The magic, though, lies in its remarkable star couple. Florence Pugh is fierce, sinking her teeth into the meaty role of a woman who wants to be more than her career, but also doesn’t want her professional legacy and accomplishments to be overshadowed by family or illness. She elevates what could have been a cliched, thankless part with heart, humour and a constant spark – her deadpan expressions are as funny as her outbursts are agonising. And she forever changes the way you crack an egg open while baking.

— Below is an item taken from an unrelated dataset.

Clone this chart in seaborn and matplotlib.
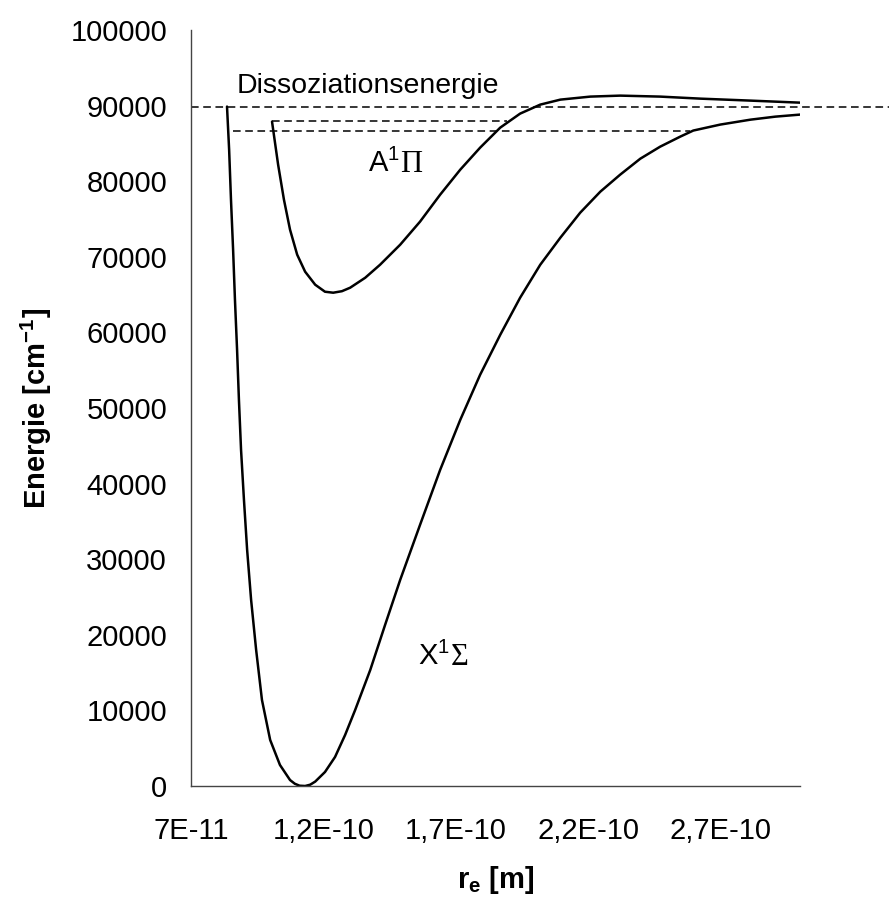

Andrew Garfield, meanwhile, is as endearingly vulnerable as you’d expect, bringing a steely passion to his sincere affection. He begins the film wounded and only gets beaten up further – if he were a dog, you would have signed the adoption papers by the end of act two. But he’s ferocious in his feelings, capable of opening up with an honesty that’s utterly disarming – in his hands, the key speech about learning to appreciate the moments in front of you defies the film’s cheesy title.
The result is a gorgeous, swooning romantic drama with hilarious bits – a winning rom-com that isn’t afraid to go for the jugular. Powered by its leading duo’s lived-in, instantly convincing chemistry, it’s like a long-awaited sequel to Like Crazy, the kind of movie that bursts your heart open with its unbridled, unabashed intimacy. Just, wow.